# Had the day off some headed out



## lovin life (Jan 2, 2010)

Headed to Palm today and drilled a dozen holes. Finally set up on the 17 ft drop off and found em. Hot bite till the sun disappeared. Lure of choice was a 3/4 oz vibee to keep it down because of the current. Ice was in good shape. Very, very clear ! Well, getting cold and have a long walk back to the car. Alot of other guys out so ill post and good reports. Lovin









Sent from my SPH-L710 using Tapatalk


----------



## Minnowhead (Jan 12, 2011)

Sweet! Can't believe the ice is still solid enough!


----------



## Erieangler51 (Sep 24, 2012)

See you boys soon!!!


----------



## Fish2Win (Jan 21, 2009)

Erieangler51 said:


> See you boys soon!!!



Why all the dink gills lovin?? Thought you were better than that


----------



## Erieangler51 (Sep 24, 2012)

Prolly because he got them out of the minnow tank at Mogadore Sean. I've never seen him with that many fish in the ice at 1 time. Must of been a ray and mark date at nimi


----------



## quackpot (May 17, 2009)

I would have took off work and came up if I knew you were heading out.


----------



## lovin life (Jan 2, 2010)

Hey Erie, the snows alittle deep. Can you plow the Nimisila parking lot for us. Bring your fishing stuff so you can go out with us. If we're not there when your done plowing, just wait for us. Remember, BACK IN and bring candy ! 

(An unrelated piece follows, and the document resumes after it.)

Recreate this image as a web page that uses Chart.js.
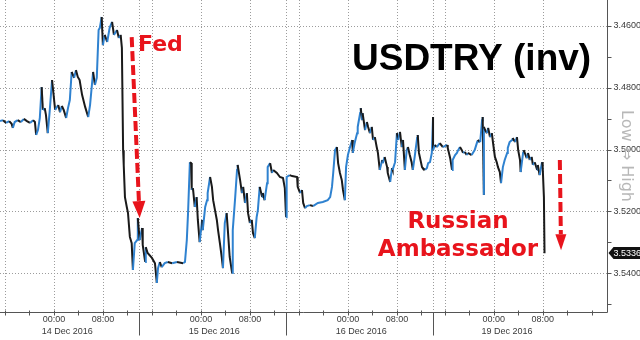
<!DOCTYPE html>
<html><head><meta charset="utf-8">
<script src="https://cdn.jsdelivr.net/npm/chart.js@4.4.1/dist/chart.umd.min.js"></script>
<style>html,body{margin:0;padding:0;background:#fff}#wrap{width:640px;height:340px;position:relative}</style>
</head><body><div id="wrap"><canvas id="c"></canvas></div>
<script>
// session hours (14 Dec 00:00 = 0, weekend compressed)
const hours = [
-8.8,-8.3,-7.8,-7.3,-6.9,-6.7,-6.4,-5.9,-5.4,-4.9,
-4.4,-3.9,-3.4,-3.1,-2.9,-2.6,-2.3,-2.0,-1.8,-1.5,
-1.3,-1.0,-0.7,-0.3,0.2,0.7,1.0,1.3,1.6,2.0,
2.3,2.6,2.9,3.3,3.6,3.9,4.2,4.6,5.1,5.6,
5.9,6.4,6.7,7.0,7.3,7.5,7.8,8.0,8.3,8.7,
9.1,9.5,9.8,10.3,10.6,10.9,11.1,11.3,11.4,11.6,
11.9,12.1,12.4,12.7,12.9,13.2,13.6,13.7,14.0,14.4,
14.5,14.9,15.0,15.3,16.0,16.5,16.8,17.0,17.3,17.6,
18.1,18.6,19.3,20.1,21.1,21.4,21.7,21.9,22.2,22.4,
22.5,22.7,23.0,23.3,23.5,23.8,24.2,24.3,24.7,25.0,
25.1,25.5,25.8,26.0,26.3,26.6,26.8,27.1,27.4,27.6,
27.9,28.2,28.4,28.7,29.1,29.2,29.6,29.9,30.0,30.4,
30.7,30.9,31.2,31.5,31.7,32.0,32.3,32.5,32.8,33.1,
33.3,33.6,34.0,34.1,34.4,34.8,34.9,35.3,35.6,35.8,
36.4,36.9,37.4,37.7,37.9,38.0,38.5,38.9,39.7,39.8,
40.2,40.5,40.7,41.0,41.3,41.8,42.3,43.1,43.9,44.7,
45.1,45.4,45.6,45.9,46.2,46.4,46.7,47.0,47.2,47.5,
47.7,48.0,48.3,48.7,48.8,49.1,49.5,49.6,50.0,50.1,
50.3,50.4,50.8,51.1,51.3,51.6,51.9,52.1,52.4,52.7,
52.9,53.2,53.6,53.7,54.0,54.4,54.5,54.9,55.2,55.3,
55.7,56.0,56.2,56.5,56.8,57.0,57.3,57.6,57.8,58.1,
58.4,58.6,58.9,59.3,59.4,59.6,60.1,60.2,60.6,60.9,
61.1,61.4,61.7,61.9,61.9,62.2,62.5,63.0,63.5,64.2,
64.3,64.7,65.0,65.1,65.5,65.8,66.0,66.3,66.6,66.8,
67.1,67.4,67.6,68.2,68.4,68.7,69.1,69.2,69.6,69.9,
70.0,70.2,70.2,70.4,70.7,70.9,71.2,71.5,71.7,72.0,
72.3,72.5,72.8,73.0,73.3,73.6,74.0,74.1,74.4,74.8,
74.9,75.3,75.6,75.8,76.1,76.2,76.6,76.7,77.2,77.4,
77.7,78.0,78.2,78.5,78.9,79.0,79.3,79.7,79.8,80.0,80.1
];
const prices = [
3.4908,3.4905,3.4914,3.4908,3.4917,3.4930,3.4911,3.4905,3.4911,3.4901,
3.4908,3.4914,3.4905,3.4911,3.4953,3.4937,3.4898,3.4798,3.4872,3.4866,
3.4888,3.4947,3.4879,3.4775,3.4872,3.4856,3.4879,3.4859,3.4872,3.4898,
3.4866,3.4840,3.4749,3.4768,3.4743,3.4765,3.4775,3.4823,3.4862,3.4895,
3.4856,3.4749,3.4791,3.4768,3.4613,3.4606,3.4571,3.4662,3.4629,3.4652,
3.4606,3.4587,3.4629,3.4613,3.4639,3.4629,3.4671,3.5002,3.5050,3.5154,
3.5186,3.5206,3.5283,3.5303,3.5390,3.5303,3.5293,3.5222,3.5293,3.5254,
3.5309,3.5364,3.5316,3.5335,3.5351,3.5368,3.5432,3.5384,3.5364,3.5381,
3.5368,3.5364,3.5368,3.5364,3.5368,3.5364,3.5293,3.5206,3.5041,3.5044,
3.5131,3.5125,3.5186,3.5154,3.5228,3.5300,3.5228,3.5261,3.5186,3.5164,
3.5141,3.5089,3.5121,3.5164,3.5196,3.5228,3.5261,3.5303,3.5348,3.5384,
3.5238,3.5206,3.5261,3.5348,3.5400,3.5261,3.5154,3.5066,3.5050,3.5099,
3.5141,3.5121,3.5173,3.5141,3.5206,3.5238,3.5228,3.5270,3.5287,3.5219,
3.5196,3.5121,3.5154,3.5141,3.5164,3.5109,3.5057,3.5044,3.5076,3.5066,
3.5076,3.5089,3.5092,3.5125,3.5219,3.5089,3.5083,3.5086,3.5089,3.5121,
3.5141,3.5131,3.5173,3.5190,3.5183,3.5180,3.5183,3.5173,3.5170,3.5164,
3.5154,3.5121,3.5076,3.5002,3.4992,3.5044,3.5076,3.5099,3.5131,3.5164,
3.5057,3.5018,3.4995,3.4969,3.5011,3.4979,3.4947,3.4927,3.4882,3.4866,
3.4905,3.4882,3.4937,3.4911,3.4927,3.4947,3.4927,3.4969,3.4960,3.4992,
3.5011,3.5066,3.5034,3.5044,3.5024,3.5057,3.5076,3.5105,3.5060,3.5066,
3.5041,3.4947,3.4969,3.4943,3.4992,3.4969,3.5066,3.5002,3.4992,3.5018,
3.5041,3.5066,3.5024,3.4963,3.4953,3.5011,3.5057,3.5060,3.5066,3.5060,
3.5044,3.5041,3.5011,3.4895,3.5002,3.4985,3.4992,3.4979,3.4992,3.4985,
3.4995,3.5028,3.5066,3.5034,3.5018,3.5011,3.5002,3.4992,3.5002,3.5011,
3.5008,3.5018,3.5011,3.5018,3.5011,3.5002,3.4976,3.4969,3.4976,3.4905,
3.4895,3.5147,3.4927,3.4937,3.4947,3.4930,3.4960,3.4947,3.4979,3.5024,
3.5041,3.5057,3.5073,3.5109,3.5057,3.5034,3.5011,3.4995,3.4976,3.4969,
3.4963,3.4976,3.4960,3.5002,3.5034,3.5073,3.5011,3.5002,3.5028,3.5011,
3.5034,3.5024,3.5050,3.5041,3.5066,3.5050,3.5083,3.5041,3.5057,3.5154,3.5336
];
const yTickValues = [3.46, 3.48, 3.50, 3.52, 3.54];
const yMinorTickValues = [3.47, 3.49, 3.51, 3.53, 3.55];
const xLabelHours = [0, 8, 24, 32, 48, 56, 71.8, 79.8];
const xLabels = ['00:00','08:00','00:00','08:00','00:00','08:00','00:00','08:00'];
const dayStartHours = [0, 24, 48, 71.8];
const dayLabels = ['14 Dec 2016','15 Dec 2016','16 Dec 2016','19 Dec 2016'];
const sessionBreakHours = [13.9, 37.9, 61.9];
const xGridHours = [-8, 0, 8, 16, 24, 32, 40, 48, 56, 63.8, 71.8, 79.8];
const xMinorTickHours = [-8,-4,0,4,8,12,16,20,24,28,32,36,40,44,48,52,56,60,63.8,67.8,71.8,75.8,79.8,83.8,87.8];

const C = {grid:'#9c9c9c', axis:'#555', text:'#3a3a3a', red:'#e8141c', blue:'#2f82d0', dark:'#1a1a1a'};

function seg(ctx, x0, y0, x1, y1) { ctx.beginPath(); ctx.moveTo(x0, y0); ctx.lineTo(x1, y1); ctx.stroke(); }
function dashedArrow(ctx, x0, y0, x1, y1, headLen, headW) {
  const dx = x1 - x0, dy = y1 - y0, L = Math.hypot(dx, dy), ux = dx / L, uy = dy / L;
  const bx = x1 - ux * headLen, by = y1 - uy * headLen;
  ctx.save();
  ctx.strokeStyle = C.red; ctx.fillStyle = C.red; ctx.lineWidth = 4; ctx.setLineDash([10, 4]);
  seg(ctx, x0, y0, bx, by);
  ctx.setLineDash([]);
  ctx.beginPath();
  ctx.moveTo(x1, y1);
  ctx.lineTo(bx - uy * headW / 2, by + ux * headW / 2);
  ctx.lineTo(bx + uy * headW / 2, by - ux * headW / 2);
  ctx.closePath(); ctx.fill();
  ctx.restore();
}

const decor = {
  id: 'decor',
  beforeDatasetsDraw(chart) {
    const {ctx, chartArea: a, scales: {x, y}} = chart;
    ctx.save();
    ctx.strokeStyle = C.grid; ctx.lineWidth = 1; ctx.setLineDash([1, 2]);
    yTickValues.forEach(v => { const py = Math.round(y.getPixelForValue(v)) + 0.5; seg(ctx, a.left, py, a.right, py); });
    xGridHours.concat(sessionBreakHours).forEach(h => { const px = Math.round(x.getPixelForValue(h)) + 0.5; seg(ctx, px, a.top, px, a.bottom); });
    ctx.restore();
  },
  afterDatasetsDraw(chart) {
    const {ctx, chartArea: a, scales: {x, y}} = chart;
    const W = chart.width;
    ctx.save();
    // axes
    ctx.strokeStyle = C.axis; ctx.lineWidth = 1;
    const ax = Math.round(a.right) + 0.5, ay = Math.round(a.bottom) + 0.5;
    seg(ctx, ax, a.top, ax, ay);
    seg(ctx, a.left, ay, ax, ay);
    yTickValues.concat(yMinorTickValues).forEach(v => { const py = Math.round(y.getPixelForValue(v)) + 0.5; seg(ctx, ax, py, ax + 4, py); });
    xMinorTickHours.forEach(h => { const px = Math.round(x.getPixelForValue(h)) + 0.5; seg(ctx, px, ay - 2, px, ay + 3); });
    sessionBreakHours.forEach(h => { const px = Math.round(x.getPixelForValue(h)) + 0.5; seg(ctx, px, ay, px, ay + 23); });
    // y labels
    ctx.fillStyle = C.text; ctx.font = '9px "Liberation Sans"'; ctx.textBaseline = 'middle'; ctx.textAlign = 'left';
    yTickValues.forEach(v => ctx.fillText(v.toFixed(4), ax + 6, y.getPixelForValue(v)));
    // x labels
    ctx.textAlign = 'center';
    xLabelHours.forEach((h, i) => ctx.fillText(xLabels[i], x.getPixelForValue(h), ay + 7));
    ctx.textAlign = 'left';
    const hw = ctx.measureText('00:00').width / 2;
    dayStartHours.forEach((h, i) => ctx.fillText(dayLabels[i], x.getPixelForValue(h) - hw - 1, ay + 19));
    // last value tag
    const last = prices[prices.length - 1];
    const ly = Math.round(y.getPixelForValue(last));
    ctx.fillStyle = '#111';
    ctx.beginPath(); ctx.moveTo(ax + 1, ly); ctx.lineTo(ax + 6, ly - 6); ctx.lineTo(W, ly - 6); ctx.lineTo(W, ly + 6); ctx.lineTo(ax + 6, ly + 6); ctx.closePath(); ctx.fill();
    ctx.fillStyle = '#fff'; ctx.fillText(last.toFixed(4), ax + 6, ly + 0.5);
    // Low <=> High
    ctx.save();
    ctx.translate(626, 156); ctx.rotate(Math.PI / 2);
    ctx.fillStyle = '#b8b8b8'; ctx.font = '16px "DejaVu Sans"'; ctx.textAlign = 'center'; ctx.textBaseline = 'middle';
    ctx.fillText('Low \u21D4 High', 0, 0);
    ctx.restore();
    // title
    ctx.fillStyle = '#000'; ctx.font = 'bold 37px "Liberation Sans"'; ctx.textAlign = 'left'; ctx.textBaseline = 'alphabetic';
    ctx.fillText('USDTRY (inv)', 352, 70);
    // annotations
    ctx.fillStyle = C.red; ctx.font = 'bold 22px "DejaVu Sans"';
    ctx.fillText('Fed', 138, 51);
    ctx.font = 'bold 23px "DejaVu Sans"'; ctx.textAlign = 'center';
    ctx.fillText('Russian', 458, 228);
    ctx.fillText('Ambassador', 458, 256);
    ctx.restore();
    dashedArrow(ctx, x.getPixelForValue(12.7), y.getPixelForValue(3.4636), x.getPixelForValue(14.0), y.getPixelForValue(3.5222), 17, 13);
    dashedArrow(ctx, x.getPixelForValue(82.6), y.getPixelForValue(3.5034), x.getPixelForValue(82.8), y.getPixelForValue(3.5326), 16, 11);
  }
};

new Chart(document.getElementById('c'), {
  type: 'line',
  data: { datasets: [{
    data: hours.map((h, i) => ({x: h, y: prices[i]})),
    borderWidth: 2, pointRadius: 0, tension: 0, borderColor: C.dark,
    segment: { borderColor: c => c.p1.parsed.y < c.p0.parsed.y ? C.blue : C.dark }
  }]},
  options: {
    responsive: true, maintainAspectRatio: false, animation: false,
    layout: { padding: { left: 0, top: 0, right: 33, bottom: 28 } },
    plugins: { legend: { display: false }, tooltip: { enabled: false } },
    scales: {
      x: { type: 'linear', display: false, min: -8.8, max: 90.3 },
      y: { display: false, reverse: true, min: 3.4516, max: 3.5526 }
    }
  },
  plugins: [decor]
});
</script></body></html>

Sent from my SPH-L710 using Tapatalk


----------



## Stampede (Apr 11, 2004)

OK, gotta ask where this is and when?


----------



## AtticaFish (Nov 23, 2008)

Don't you know your are gonna get someone in over their head by irresponsibly posting these 'safe ice' reports!  You have to take precautions this early in the season and really know how to tread lightly. Geesh. Someone out there with no experience is going to think they can just go walk on out with out any safety gear and then what. How are you gonna feel when those people go and get themselves........................ wet? Huh? I sure hope you can live with that on your conscious. :shakinghead:


----------



## laynhardwood (Dec 27, 2009)

You must have been that guy in the blue shanty all the way to the main lake


----------



## Erieangler51 (Sep 24, 2012)

lovin life said:


> Hey Erie, the snows alittle deep. Can you plow the Nimisila parking lot for us. Bring your fishing stuff so you can go out with us. If we're not there when your done plowing, just wait for us. Remember, BACK IN and bring candy !
> 
> Sent from my SPH-L710 using Tapatalk


I did just got a new truck with a 7'6" plow so I'm guessing I could get it done pretty quick. Since I know u like Main Street ramp. Although I'm sure your jeeps parked way up in the woods anyway  better yet I'll bring a 12 pack to sip on while you ray and Sean play shoot the cookie in the #ay runner.


----------



## Minnowhead (Jan 12, 2011)

If the BayRunner is a rockin....


----------



## Minnowhead (Jan 12, 2011)

I just hope Mark doesn't stiff the pizza delivery girl on her tip this time...


----------



## Erieangler51 (Sep 24, 2012)

Cheap skate lol


----------



## Stampede (Apr 11, 2004)

Found it with google. Weather report looks good. Got a couple days off. Think i'll head that way for some gill fishing.


----------



## Erieangler51 (Sep 24, 2012)

Palm road sucks stampede. It's the first place to freeze because it's 2-4 fow and weeds. It's all sight fishing.we were fishing it last November when we had that random cold snap and nowhere else had fish able ice.


----------



## Stampede (Apr 11, 2004)

Palm has good early ice and looks like the place to be from lovin life's report.


----------



## Erieangler51 (Sep 24, 2012)

I will tell u 1 thing those aren't from Palm rd. They're to big. Most likely osp on portage lakes. Lovin likes to get us all riled up for the season


----------



## Stampede (Apr 11, 2004)

Don't need help from lovin to get fired up for the season. LOL


----------



## Ruminator (Apr 6, 2004)

I know one thing, I'm going to keep a wary eye out for the guys with candy!
Don't follow any candy trails into the woods!  LOL - Candy Chum... just sayin' !


----------



## Erieangler51 (Sep 24, 2012)

Hahaha I very rarely even like to fish the same lake as lovin at the same time. He's always trying to hand out candy and take newbies back into the woods... Weird guy he is


----------



## James F (Jul 2, 2005)

lovin life said:


> Headed to Palm today and drilled a dozen holes. Finally set up on the 17 ft drop off and found em. Hot bite till the sun disappeared. Lure of choice was a 3/4 oz vibee to keep it down because of the current. Ice was in good shape. Very, very clear ! Well, getting cold and have a long walk back to the car. Alot of other guys out so ill post and good reports. Lovin
> 
> 
> 
> ...


Is it just me? But I noticed that these posts start on September 28,2015!


----------



## Minnowhead (Jan 12, 2011)

Yeah Lovin Life likes to get an early jump on the ice season. Wants to beat the crowd...


----------



## laynhardwood (Dec 27, 2009)

The Palm rd monsters are short lived on early ice.


----------



## Minnowhead (Jan 12, 2011)

Here is a pic of him out on Nimi today. What an early bird go getter...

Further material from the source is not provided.